Li, 37, had a hand in developing the technology Apple used to make animojis. The cartoon creature avatars use augmented reality sensors in the iPhone X’s camera to move in tandem with a user’s face.
Li said he’s received overtures from large tech companies about acquiring Pinscreen, but turned them down. He envisions building his own social media app where users can communicate with their playful avatars in computer-generated backdrops.
“The main difference between what we do and Instagram and Snapchat or Facebook is they basically track your face and add things to it,” Li said of the apps’ augmented reality filters. “Our aim is to build an entire CG world.”
To demonstrate its technology, Pinscreen turned a photo of me into a video. Armed with data about human movement, Pinscreen used its deep neural network to plant my head onto what it deemed a 3-D image of me would look like if it were living and breathing.
The process took minutes, about one frame per second.

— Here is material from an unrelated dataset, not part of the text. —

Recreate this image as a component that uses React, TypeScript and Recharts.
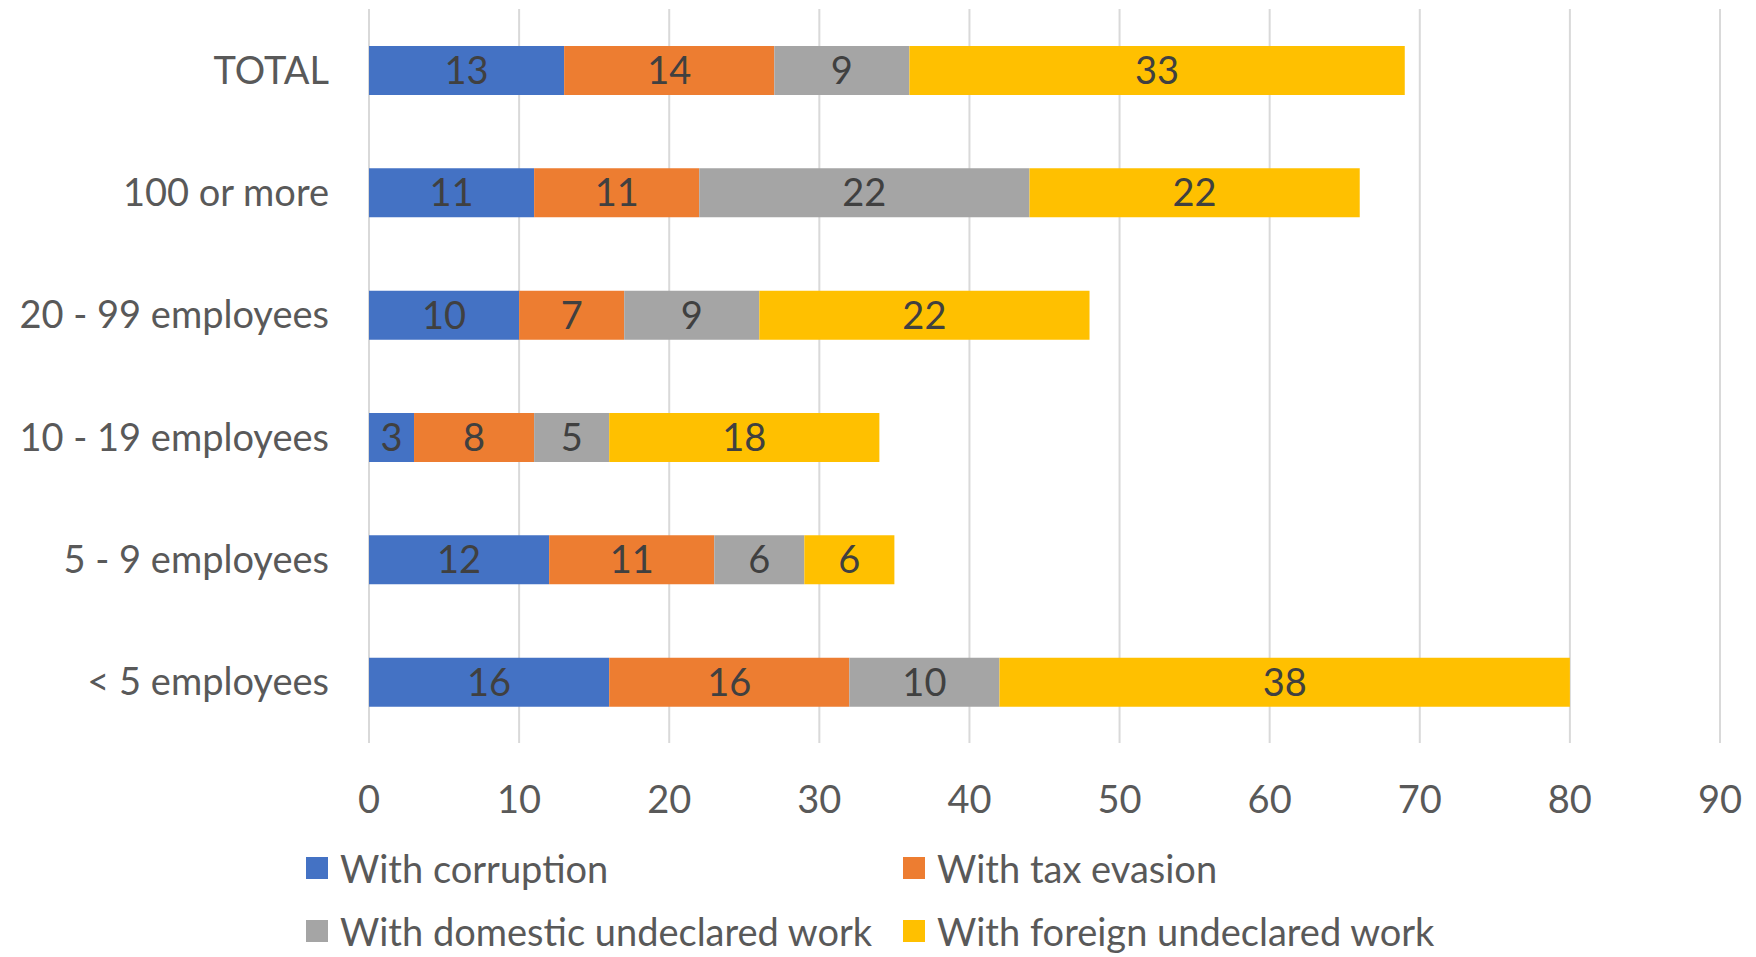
import { BarChart, Bar, XAxis, YAxis, CartesianGrid, Legend, LabelList } from "recharts";

const categories = ["TOTAL", "100 or more", "20 - 99 employees", "10 - 19 employees", "5 - 9 employees", "< 5 employees"];
const corruption = [13, 11, 10, 3, 12, 16];
const taxEvasion = [14, 11, 7, 8, 11, 16];
const domesticWork = [9, 22, 9, 5, 6, 10];
const foreignWork = [33, 22, 22, 18, 6, 38];
const xTicks = [0, 10, 20, 30, 40, 50, 60, 70, 80, 90];

const series = [
  { key: "corruption", name: "With corruption", color: "#4472C4" },
  { key: "tax", name: "With tax evasion", color: "#ED7D31" },
  { key: "domestic", name: "With domestic undeclared work", color: "#A5A5A5" },
  { key: "foreign", name: "With foreign undeclared work", color: "#FFC000" },
];

const data = categories.map((name, i) => ({
  name,
  corruption: corruption[i],
  tax: taxEvasion[i],
  domestic: domesticWork[i],
  foreign: foreignWork[i],
}));

const FONT = "Lato, 'Open Sans', sans-serif";

// legend laid out like Excel: two columns, two rows
const legendPos = [
  { left: 306, top: 39 },
  { left: 903, top: 39 },
  { left: 306, top: 102 },
  { left: 903, top: 102 },
];

function ExcelLegend() {
  return (
    <div style={{ position: "relative", width: 1756, height: 148, fontFamily: FONT }}>
      {series.map((s, i) => (
        <div
          key={s.key}
          style={{
            position: "absolute",
            left: legendPos[i].left,
            top: legendPos[i].top,
            height: 40,
            display: "flex",
            alignItems: "center",
            whiteSpace: "nowrap",
          }}
        >
          <span style={{ width: 22, height: 22, background: s.color, marginRight: 12, display: "inline-block" }} />
          <span style={{ fontSize: 38, color: "#595959" }}>{s.name}</span>
        </div>
      ))}
    </div>
  );
}

export default function App() {
  return (
    <div style={{ position: "absolute", left: 0, top: 0, background: "#fff" }}>
      <BarChart
        width={1756}
        height={957}
        data={data}
        layout="vertical"
        margin={{ top: 9, right: 36, bottom: 0, left: 0 }}
        barSize={49}
      >
        <CartesianGrid horizontal={false} stroke="#d9d9d9" strokeWidth={2} />
        <XAxis
          type="number"
          domain={[0, 90]}
          ticks={xTicks}
          axisLine={false}
          tickLine={false}
          tickSize={0}
          tickMargin={43}
          height={66}
          tick={{ fontSize: 38, fill: "#595959", fontFamily: FONT }}
        />
        <YAxis
          type="category"
          dataKey="name"
          width={369}
          axisLine={false}
          tickLine={false}
          tickSize={0}
          tickMargin={40}
          tick={{ fontSize: 38, fill: "#595959", fontFamily: FONT }}
        />
        <Legend verticalAlign="bottom" content={() => <ExcelLegend />} wrapperStyle={{ left: 0, bottom: 0, width: 1756, height: 148 }} />
        {series.map((s) => (
          <Bar key={s.key} dataKey={s.key} name={s.name} stackId="a" fill={s.color} isAnimationActive={false}>
            <LabelList dataKey={s.key} position="center" fill="#404040" fontSize={38} fontFamily={FONT} />
          </Bar>
        ))}
      </BarChart>
    </div>
  );
}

But Li thinks he’ll be able to render lifelike avatars in real time by the end of the year that will also include convincingly realistic hair.
Li, who is German and the son of Taiwanese parents, said the key to preventing a breakdown of trust in video is to build awareness of the capabilities of computer-generated video.
“If you watch ‘Jurassic Park,’ there are no dinosaurs, but they gave you that experience,” he said.
“Of course you can hire any digital effects team to make Donald Trump or Kim Jong Un look like they’re starting a new war if you wanted to,” Li continued. “What’s different now is it becomes very easy to do these things and it can get into the hands of anyone. The important thing is to educate people. People will get used to it just like Photoshop.”